Command "db-in" returns "MySQL server has gone away"

I'm trying:
prodigy db-in my_dataset pre_annotated.jsonl

It returns:

peewee.OperationalError: (2006, 'MySQL server has gone away')

This only happens with "db-in" but other commands run properly.
Did anybody else experience it? OR Is there anything I'm doing wrong? Thanks!

Hi! How many examples do you have in pre_annotated.jsonl? If the file is very large, it may be that the connection times out while the file is loaded into memory.

If the file is very large, the easiest way would probably be to just split it up into two or more files and run the command for each of them. Alternatively, you might also want to double-check your connect_timeout setting (see here). Finally, you could also edit the recipe script and move the DB = connect() further down so it's only called after the examples are loaded and right before they're added. (The main reason the recipe connects to the database first is that you'll immediately get an error if that doesn't work.)

pre_annotated.jsonl contains 124 examples (126.7 MB).
I have set connect_timeout = 100
Still not working!

Okay, so that's not a lot of examples, but they're all very large (~10mb per example). So it's likely related to that. What happens if you move the call to DB = connect() further down so it's only called after the examples are loaded and right before they're added?

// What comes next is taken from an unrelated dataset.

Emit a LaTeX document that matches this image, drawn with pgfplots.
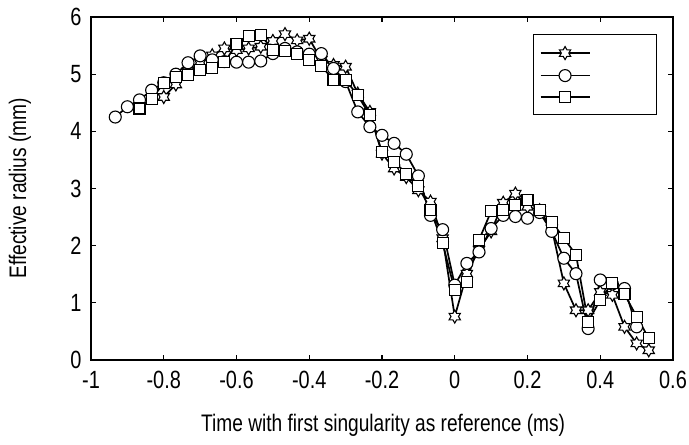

I moved DB = connect() as shown below (Change indicated as #previous and #updated):

def db_in(set_id, in_file, loader=None, answer="accept", overwrite=False, dry=False):
    """
    Import annotations to the database. Supports all formats loadable by
    Prodigy.
    """
    # DB = connect() #PREVIOUS
    if not in_file.exists() or not in_file.is_file():
        prints("Not a valid input file.", in_file, exits=1, error=True)
    DB = connect() #UPDATED 
    if set_id not in DB:
        prints(
            "Can't find '{}' in database {}.".format(set_id, DB.db_name),
            "Maybe you misspelled the name or forgot to add the dataset "
            "using the `dataset` command?",
            exits=1,
            error=True,
        )
    loader = get_loader(loader, file_path=in_file)
    annotations = loader(in_file)
    annotations = [set_hashes(eg) for eg in annotations]
        added_answers = 0

If I move it further down, if loop won't work.

if set_id not in DB:
    UnboundLocalError: local variable 'DB' referenced before assignment

If I skip the if loop and move it further down, it still doesn't work.

if not dry:
    DB = connect()
    DB.add_dataset(session_id, session=True)
    DB.add_examples(annotations, datasets=[set_id, session_id])

Ah, this is not really what I meant, sorry! In any case, it looks like the main issue here is likely that your examples are so huge that the connection times out while you're adding the examples.

What's in your pre-annotated examples btw? Are you sure you want to be import single examples of 10mb? Unless you're working with images, that's pretty unusual and it'd mean that you end up with a 10mb blob of data in your database, which can easily lead to more problems later on.